Salah satu wacana yang digembar-gemborkan oleh lawan politik itu adalah anjuran untuk tidak memilih Jokowi agar menyelamatkan KH. Ma'ruf Amin dari fitnah dunia. Menurut mereka, tidak memilih Jokowi sama dengan menyelamatkan ulama.
Tentu saja kita bisa pastikan bahwa isu tersebut sangat sesat dan menyesatkan. Anjuran tidak memilih Jokowi karena ingin menyelamatkan Ulama justru tidak tepat.
Karena keputusan memilih ulama bagi Jokowi adalah kristalisasi dari aspirasi para ulama dan partai-partai koalisi demi Indonesia yang lebih maju.

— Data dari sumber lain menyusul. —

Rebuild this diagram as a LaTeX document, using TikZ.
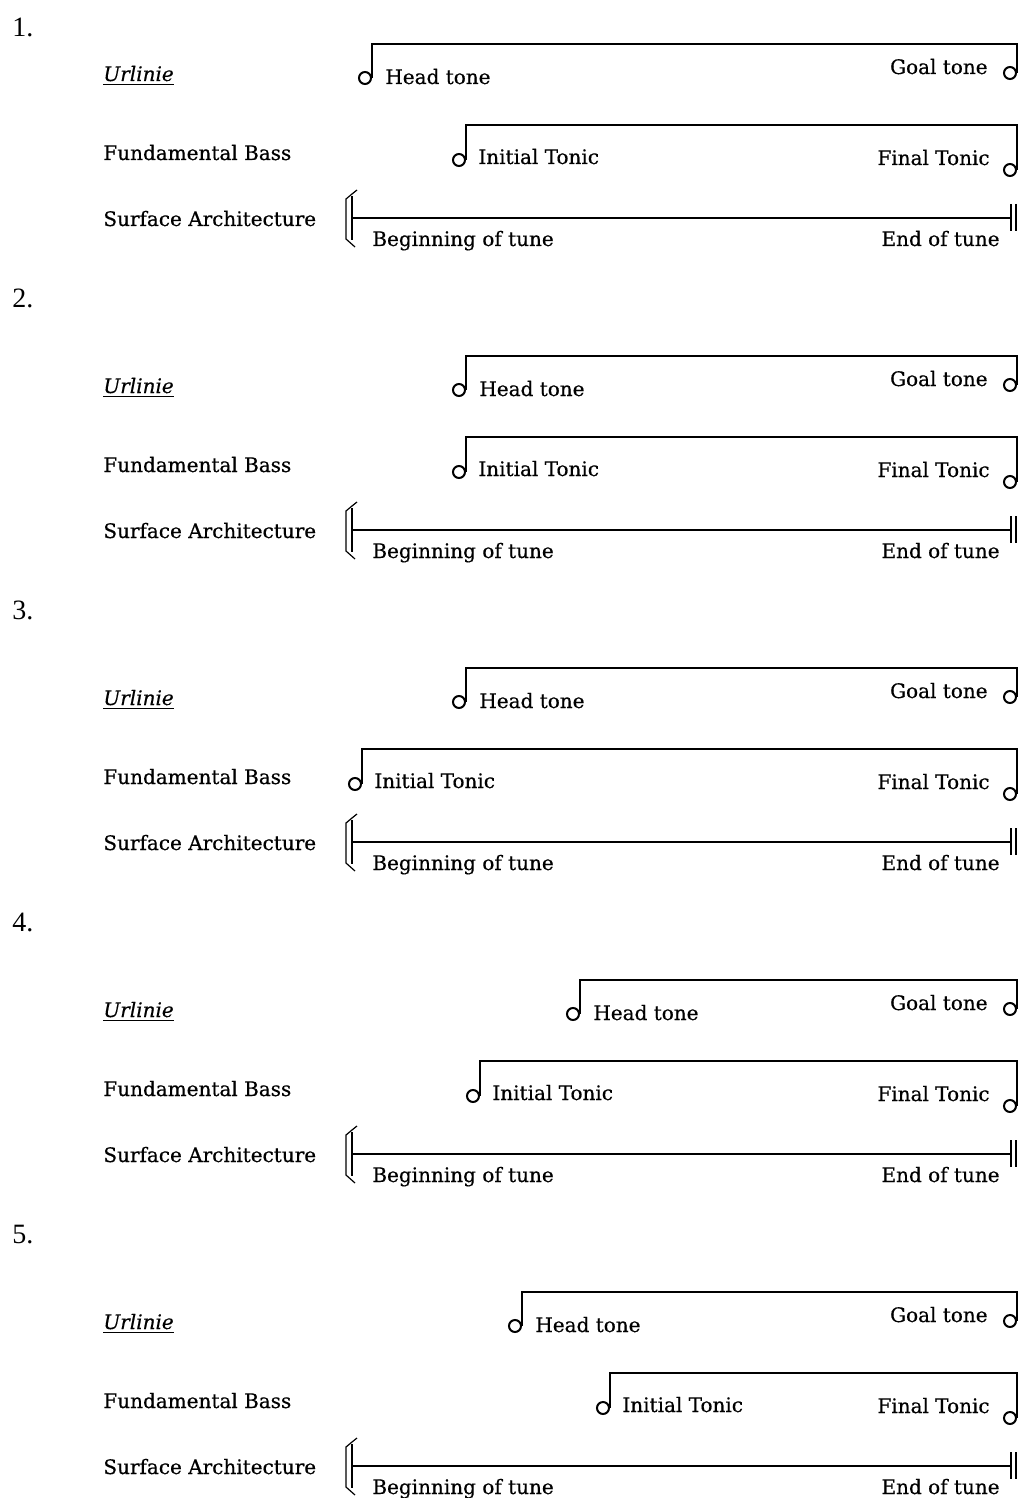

Melihat narasi isu yang dimainkan itu sepertinya oposisi telah buta mata dan hati terhadap segala tindakan Jokowi. Pokoknya apa yang dilakukan oleh Jokowi adalah sesat.
Ketika Jokowi tidak menggandeng ulama, kata mereka disebut anti-Islam. Namun saat Jokowi menggandeng ulama, dikatakan menunggangi ulama dan memainkan politik identitas.
Padahal, selama ini merekalah yang selalu memainkan politik identitas dengan menyerang sentimen agama dan SARA.
Di satu sisi, justru kini tindakan Prabowo yang jelas-jelas tidak mematuhi Ijtima' Ulama. Malah memilih Sandiaga Uno yang kabarnya membayar 500 miliar rupiah untuk tiap partai.
Logika menyayangi ulama dengan tidak memilihnya justru sesat pikir dan kontradiktif. Bila kita sayang ulama, kita harusnya memilihnya menjadi pemimpin publik.
Karena selama ini ulama memiliki peran yang besar dalam masyarakat. Mereka yang bersentuhan langsung dengan masyarakat dan semua kalangan.
Kiai adalah orang yang bisa berkomunikasi dengan seluruh golongan. Karena sejatinya seorang ulama adalah milik umat dan tidak dibatasi oleh sekat-sekat identitas warganya.